My two little dogs hate it when I trim their nails. As I hold Coco’s paw and bring the nail clippers closer and closer he will start wining and eventually act like he is going to bite my hand. He has never actually bitten me. He just pretends like he is. Why does he behave with such anger toward me when I am trying to do something that is for his benefit? Well he is scared. On an occasion in the past I actually clipped the nail to short causing pain and bleeding. So now he hates it any time I go to cut his nails. This type of fear conditioning is a physiological thing. His brain is wired this way in an attempt to protect him from potentially harmful things. His innate biology plus his experiences have wired his brain for this behavioral response.

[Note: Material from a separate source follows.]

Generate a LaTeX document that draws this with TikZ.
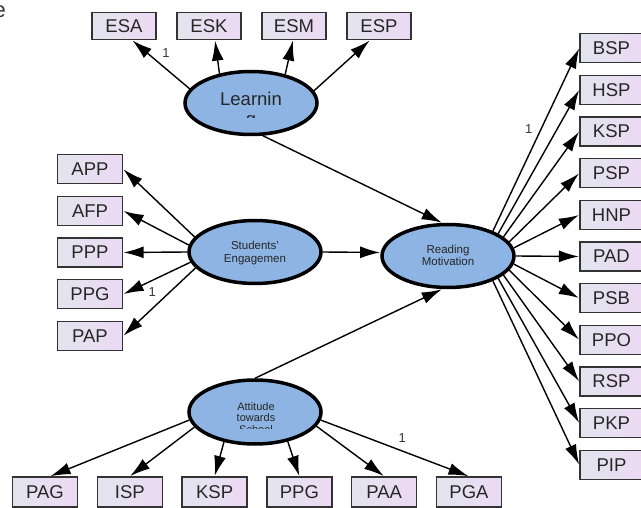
\documentclass[tikz,border=0pt]{standalone}
\usepackage{fontspec}
\setmainfont{Liberation Sans}
\usetikzlibrary{shapes.geometric}
\usetikzlibrary{arrows.meta}
\definecolor{boxleft}{RGB}{226,229,238}
\definecolor{boxright}{RGB}{236,217,243}
\definecolor{latentblue}{RGB}{141,180,226}

\begin{document}
\begin{tikzpicture}[x=1pt,y=-1pt,
  obs node/.style={rectangle, draw=black!80, line width=1.3pt, left color=boxleft, right color=boxright, minimum width=64pt, minimum height=28pt, inner sep=0pt, font=\fontsize{18.5}{18.5}\selectfont, text=black!85},
  lat node/.style={ellipse, draw, line width=3.5pt, fill=latentblue, minimum width=132pt, minimum height=63pt, inner sep=0pt},
  lat text/.style={align=center, anchor=north, inner sep=0pt, text=black!85},
  loading/.style={-{Latex[length=20pt,width=12pt]}, line width=1.4pt, shorten >=0.5pt},
  one/.style={font=\fontsize{13}{13}\selectfont, text=black!80, inner sep=0pt}]
  \useasboundingbox (0,0) rectangle (641,508);

  % cut-off text in the corner
  \node[font=\fontsize{22}{22}\selectfont, text=black!80, anchor=base east, inner sep=0pt] (cut) at (6,18) {e};

  % Latent variables
  \node[lat node] (lrn) at (251,103) {};
  \node[lat node] (sen) at (255,252) {};
  \node[lat node] (rm) at (448,256) {};
  \node[lat node, minimum height=64pt] (att) at (255,412) {};

  \begin{scope}
    \clip (180,80) rectangle (325,118);
    \node[lat text, font=\fontsize{18.5}{20}\selectfont] (lrn text) at (251,92) {Learnin\\g};
  \end{scope}
  \begin{scope}
    \clip (185,230) rectangle (325,268);
    \node[lat text, font=\fontsize{11.5}{13}\selectfont] (sen text) at (255,240.5) {Students'\\Engagemen\\t};
  \end{scope}
  \node[lat text, font=\fontsize{11.5}{12}\selectfont] (rm text) at (448,244.5) {Reading\\Motivation};
  \begin{scope}
    \clip (185,395) rectangle (325,428);
    \node[lat text, font=\fontsize{11}{11.5}\selectfont] (att text) at (256,402) {Attitude\\towards\\School};
  \end{scope}

  % Observed variables: top
  \node[obs node, minimum height=27pt] (esa) at (124,26) {ESA};
  \node[obs node, minimum height=27pt, node distance=85pt, right of=esa] (esk) {ESK};
  \node[obs node, minimum height=27pt, node distance=85pt, right of=esk] (esm) {ESM};
  \node[obs node, minimum height=27pt, node distance=85pt, right of=esm] (esp) {ESP};

  % left
  \node[obs node, minimum width=65pt, minimum height=29pt] (app) at (90,169) {APP};
  \node[obs node, minimum width=65pt, minimum height=29pt, node distance=41.75pt, below of=app] (afp) {AFP};
  \node[obs node, minimum width=65pt, minimum height=29pt, node distance=41.75pt, below of=afp] (ppp) {PPP};
  \node[obs node, minimum width=65pt, minimum height=29pt, node distance=41.75pt, below of=ppp] (ppg) {PPG};
  \node[obs node, minimum width=65pt, minimum height=29pt, node distance=41.75pt, below of=ppg] (pap) {PAP};

  % right
  \node[obs node, minimum width=63pt, minimum height=29pt] (bsp) at (611.5,48) {BSP};
  \node[obs node, minimum width=63pt, minimum height=29pt, node distance=41.7pt, below of=bsp] (hsp) {HSP};
  \node[obs node, minimum width=63pt, minimum height=29pt, node distance=41.7pt, below of=hsp] (ksp) {KSP};
  \node[obs node, minimum width=63pt, minimum height=29pt, node distance=41.7pt, below of=ksp] (psp) {PSP};
  \node[obs node, minimum width=63pt, minimum height=29pt, node distance=41.7pt, below of=psp] (hnp) {HNP};
  \node[obs node, minimum width=63pt, minimum height=29pt, node distance=41.7pt, below of=hnp] (pad) {PAD};
  \node[obs node, minimum width=63pt, minimum height=29pt, node distance=41.7pt, below of=pad] (psb) {PSB};
  \node[obs node, minimum width=63pt, minimum height=29pt, node distance=41.7pt, below of=psb] (ppo) {PPO};
  \node[obs node, minimum width=63pt, minimum height=29pt, node distance=41.7pt, below of=ppo] (rsp) {RSP};
  \node[obs node, minimum width=63pt, minimum height=29pt, node distance=41.7pt, below of=rsp] (pkp) {PKP};
  \node[obs node, minimum width=63pt, minimum height=29pt, node distance=41.7pt, below of=pkp] (pip) {PIP};

  % bottom
  \node[obs node, minimum width=65pt, minimum height=30pt] (pag) at (45,492) {PAG};
  \node[obs node, minimum width=65pt, minimum height=30pt, node distance=84.8pt, right of=pag] (isp) {ISP};
  \node[obs node, minimum width=65pt, minimum height=30pt, node distance=84.8pt, right of=isp] (ksp2) {KSP};
  \node[obs node, minimum width=65pt, minimum height=30pt, node distance=84.8pt, right of=ksp2] (ppg2) {PPG};
  \node[obs node, minimum width=65pt, minimum height=30pt, node distance=84.8pt, right of=ppg2] (paa) {PAA};
  \node[obs node, minimum width=65pt, minimum height=30pt, node distance=84.8pt, right of=paa] (pga) {PGA};

  % Paths
  \path[loading]
  (lrn.167) edge node[one, pos=0.73, right, xshift=14pt] {1} ([xshift=8pt]esa.south)
  (lrn.137) edge ([xshift=6pt]esk.south)
  (lrn.40) edge ([xshift=-1pt]esm.south)
  (lrn.11) edge ([xshift=-9pt]esp.south)
  (lrn.290) edge (rm.100)

  (sen.166) edge (app.east)
  (sen.174) edge (afp.east)
  (sen.west) edge (ppp.east)
  (sen.189) edge node[one, pos=0.57, below, yshift=-6pt] {1} (ppg.east)
  (sen.195) edge (pap.east)
  (sen.east) edge (rm.177)

  (rm.29) edge node[one, pos=0.556, left, xshift=-8pt] {1} (bsp.west)
  (rm.24) edge (hsp.west)
  (rm.19) edge (ksp.west)
  (rm.13) edge (psp.west)
  (rm.7) edge (hnp.west)
  (rm.east) edge (pad.west)
  (rm.353) edge (psb.west)
  (rm.347) edge (ppo.west)
  (rm.341) edge (rsp.west)
  (rm.336) edge (pkp.west)
  (rm.331) edge (pip.west)

  (att.187) edge ([xshift=5pt]pag.north)
  (att.194) edge (isp.north)
  (att.224) edge (ksp2.north)
  (att.318) edge (ppg2.north)
  (att.347) edge (paa.north)
  (att.353) edge node[one, pos=0.55, above, yshift=8pt] {1} (pga.north)
  (att.north) edge (rm.260);
\end{tikzpicture}
\end{document}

Humans are not that much different. The part of the brain that stores memory is highly tied to the senses and emotions. Thus something that has caused pain in the past will cause the body to respond with fear, anxiety and maybe even anger. That response is not only an emotion, it triggers a whole cascade of physical response in the body affecting pretty much everything.

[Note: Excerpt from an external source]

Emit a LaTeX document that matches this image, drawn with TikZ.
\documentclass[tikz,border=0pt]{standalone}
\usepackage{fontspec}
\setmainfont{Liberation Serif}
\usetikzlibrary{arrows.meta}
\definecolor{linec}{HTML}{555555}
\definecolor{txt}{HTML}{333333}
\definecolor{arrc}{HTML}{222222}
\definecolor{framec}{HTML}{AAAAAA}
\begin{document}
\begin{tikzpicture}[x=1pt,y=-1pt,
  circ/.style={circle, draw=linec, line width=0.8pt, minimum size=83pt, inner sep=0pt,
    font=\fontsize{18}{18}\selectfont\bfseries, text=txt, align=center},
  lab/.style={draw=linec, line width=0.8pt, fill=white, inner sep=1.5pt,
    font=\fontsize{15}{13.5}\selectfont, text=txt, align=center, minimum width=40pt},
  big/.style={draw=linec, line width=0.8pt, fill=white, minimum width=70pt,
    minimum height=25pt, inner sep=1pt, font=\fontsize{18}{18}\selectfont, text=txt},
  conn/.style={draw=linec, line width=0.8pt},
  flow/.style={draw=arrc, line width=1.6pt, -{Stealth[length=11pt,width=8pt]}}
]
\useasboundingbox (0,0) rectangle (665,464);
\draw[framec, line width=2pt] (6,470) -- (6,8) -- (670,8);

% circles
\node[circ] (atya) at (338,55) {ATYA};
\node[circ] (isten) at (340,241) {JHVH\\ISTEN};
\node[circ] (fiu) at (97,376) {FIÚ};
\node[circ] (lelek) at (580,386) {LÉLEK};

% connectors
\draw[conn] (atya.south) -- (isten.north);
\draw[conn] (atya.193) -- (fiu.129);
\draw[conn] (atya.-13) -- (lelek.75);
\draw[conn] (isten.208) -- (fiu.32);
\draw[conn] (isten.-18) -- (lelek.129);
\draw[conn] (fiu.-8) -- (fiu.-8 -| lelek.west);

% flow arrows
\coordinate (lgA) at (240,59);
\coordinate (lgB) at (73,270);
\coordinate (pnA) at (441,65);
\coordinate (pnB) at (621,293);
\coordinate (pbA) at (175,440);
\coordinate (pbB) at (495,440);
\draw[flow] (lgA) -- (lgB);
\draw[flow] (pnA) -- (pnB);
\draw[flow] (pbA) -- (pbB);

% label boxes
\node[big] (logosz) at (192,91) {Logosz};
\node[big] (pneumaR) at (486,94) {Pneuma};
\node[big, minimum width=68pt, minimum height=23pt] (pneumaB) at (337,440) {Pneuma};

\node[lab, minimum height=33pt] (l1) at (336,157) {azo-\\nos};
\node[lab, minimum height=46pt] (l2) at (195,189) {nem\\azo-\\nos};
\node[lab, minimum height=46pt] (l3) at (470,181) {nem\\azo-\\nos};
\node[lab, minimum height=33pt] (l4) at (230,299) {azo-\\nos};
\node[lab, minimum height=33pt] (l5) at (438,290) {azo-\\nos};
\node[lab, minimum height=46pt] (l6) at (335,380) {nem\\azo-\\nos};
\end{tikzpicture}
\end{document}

Recently at church I was talking to someone. We were having a good conversation. Then a question was asked along with a somewhat confrontational tone of voice and body posture. I instantly felt like all the blood drained from my head. I felt fear, and panic. My hands started shaking, my heart started beating faster, my vision became blurry, and I wanted to run somewhere to hide. This was followed by a certain amount of mistrust of the other person, and anger.
Why am I sharing this? Well my bodies physiological response is what it is. Due to my innate biology, experiences, etc it is how my body is programmed to respond. But at the same time as I am having this very strong physical response I still responded to the other person with love, kindness, gentleness and self-control. Why? Because the Holy Spirit showed me that although my internal physical response was very real that me acting and behaving in line with God’s Spirit is the part of following after Jesus.
Do I always respond this way? No, I have failed. I have had to repent for my lack of self control. I have come to terms with the fact that it is always better to flea the situation to give myself time to settle down than it is to respond in a negative way. Fleeing from temptation is also following after Jesus.